I've had people do these very things when I said something complementary to them, and it's really disconcerting. I've always been taught that the proper way to receive a complement was to graciously accept it and say "thank you." But THAT sure doesn't seem very humble.

Or, does being humble mean that I should belittle myself, never thinking that what I can do is of any significant value? How can I be humble if I honestly know I can do a certain thing well?

Then there's the problem of being TOO humble. How easy it is for me to fall into this trap, as so wonderfully expressed in this quote: "[He] has become humble...all virtues are less formidable [...] once the man is aware of them, but this is especially true of humility. Catch him at the moment when he is really poor in spirit and smuggle into his mind the gratifying reflection, 'By Jove! I'm being humble!', and almost immediately pride--pride at his own humility--will appear. If he awakes to the danger and tries to smother this new form of pride, make him proud of his attempt--and so on, through as many stages as you please."

That's from C. S. Lewis's "The Screwtape Letters". I'm just now reading it for the first time, and chapter 14 has given me so much to think about on this subject. It has also helped me see that having a low opinion of myself in an attempt to feel "humble" is a lie from Satan. Another Lewis quote:

"Let him think of [humility] not as a self-forgetfulness but as a certain kind of opinion (namely, a low opinion) of his own talents and character. [...] Fix in his mind the idea that humility consists in trying to believe those talents to be less valuable than he believes them to be...By this method thousands of humans have been brought to think that humility means pretty women trying to believe they are ugly and clever men trying to believe they are fools. And since what they are trying to believe may, in some cases, be manifest nonsense, they cannot succeed in believing it and we have the chance of keeping their minds endlessly revolving on themselves in an effort to achieve the impossible."

But finally I'm getting a grasp on what true humility means--turning my attention from myself and what I can do to God and to the people around me. I sure don't practice it, and it seems almost impossible. But at least I have something to strive for.
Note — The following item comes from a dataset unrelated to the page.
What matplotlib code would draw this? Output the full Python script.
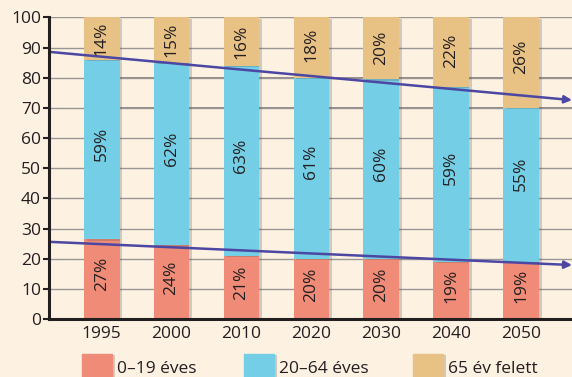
import matplotlib
matplotlib.use("Agg")
import matplotlib.pyplot as plt
import matplotlib.patheffects as pe
from matplotlib.patches import Rectangle

plt.rcParams['font.family'] = ['Open Sans', 'DejaVu Sans']

years = ["1995", "2000", "2010", "2020", "2030", "2040", "2050"]
# printed percentages
young = [27, 24, 21, 20, 20, 19, 19]     # 0-19 éves
working = [59, 62, 63, 61, 60, 59, 55]   # 20-64 éves
old = [14, 15, 16, 18, 20, 22, 26]       # 65 év felett
# segment boundaries as drawn in the picture (not quite the printed numbers)
red_top = [26.5, 24.5, 21, 20, 20, 19, 19]
blue_top = [86, 85, 84, 80, 79.5, 77, 70]
legend_labels = ["0–19 éves", "20–64 éves", "65 év felett"]

# trend arrows (start/end values)
upper_trend = [88.6, 72.6]
lower_trend = [25.6, 17.9]

bg = "#fdf1e2"
c_young = "#ef8b77"
c_work = "#74cee5"
c_old = "#e8c185"
txt = "#231f20"
arrow_c = "#4b47a3"
fs = 12.5

fig = plt.figure(figsize=(5.72, 3.77), dpi=100, facecolor=bg)
ax = fig.add_axes([0.0862, 0.1538, 0.9138, 0.7998], facecolor=bg)

x = list(range(len(years)))
w = 0.51
shadow = [pe.SimplePatchShadow(offset=(2, -1), alpha=0.25, shadow_rgbFace="#555555"), pe.Normal()]

b1 = ax.bar(x, red_top, w, color=c_young, zorder=2)
b2 = ax.bar(x, [b - r for b, r in zip(blue_top, red_top)], w, bottom=red_top,
            color=c_work, zorder=2)
b3 = ax.bar(x, [100 - b for b in blue_top], w, bottom=blue_top, color=c_old, zorder=2)
for bars in (b1, b2, b3):
    for p in bars:
        p.set_path_effects(shadow)

for i in x:
    ax.text(i, young[i] / 2 + 1.5, f"{young[i]}%", rotation=90, ha="center", va="center",
            fontsize=fs, color=txt, zorder=4)
    ax.text(i, young[i] + working[i] / 2 + 1.5, f"{working[i]}%", rotation=90,
            ha="center", va="center", fontsize=fs, color=txt, zorder=4)
    ax.text(i, 100 - old[i] / 2, f"{old[i]}%", rotation=90, ha="center", va="center",
            fontsize=fs, color=txt, zorder=4)

xl = (-0.75, 6.73)
for tr in (upper_trend, lower_trend):
    ax.annotate("", xy=(xl[1], tr[1]), xytext=(xl[0], tr[0]),
                arrowprops=dict(arrowstyle="-|>", color=arrow_c, lw=1.8,
                                mutation_scale=11, shrinkA=0, shrinkB=0),
                zorder=5, annotation_clip=False)

ax.set_xlim(*xl)
ax.set_ylim(0, 100)
ax.set_yticks(range(0, 101, 10))
ax.set_xticks(x)
ax.set_xticklabels(years)
ax.grid(axis="y", color="#9a9694", lw=1, zorder=0)
# two gridlines are printed a bit heavier from the first gap onwards
for gy in (70, 80):
    ax.axhline(gy, xmin=0.13, color="#938c89", lw=1.4, zorder=0.5)
ax.tick_params(axis="y", length=4, width=1.5, color=txt, labelsize=fs, labelcolor=txt, pad=2)
ax.tick_params(axis="x", length=0, labelsize=fs, labelcolor=txt, pad=5)
for s in ("top", "right"):
    ax.spines[s].set_visible(False)
for s in ("left", "bottom"):
    ax.spines[s].set_linewidth(2.2)
    ax.spines[s].set_color(txt)
    ax.spines[s].set_zorder(6)

# legend along the bottom
leg_x = [0.1434, 0.4266, 0.722]
for lx, lab, col in zip(leg_x, legend_labels, [c_young, c_work, c_old]):
    fig.patches.append(Rectangle((lx, -0.02), 0.0524, 0.081, transform=fig.transFigure,
                                 color=col, path_effects=shadow))
    fig.text(lx + 0.062, 0.022, lab, fontsize=fs, color=txt, va="center")

fig.savefig("out.png", dpi=100, facecolor=bg)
More from "The Screwtape Letters":

"[God] wants to bring man to a state of mind in which he could design the best cathedral in the world, and know it to be the best, and rejoice in the fact, without being any more (or less) or otherwise glad at having done it then he would be if it had been done by another. [God] wants him, in the end, to be so free from any bias in his own favor that he can rejoice in his own talents as frankly and gratefully as in his neighbor's talents--or in a sunrise, an elephant, or a waterfall...[God] would rather that the man thought himself a great architect or a great poet and then forgot about it, than that he should spend much time and pains trying to think himself a bad one."
eleneariel: (Default)
I just got my hands on HP#5!! Yay!

(Did I get it before you did, [livejournal.com profile] savetheolives?)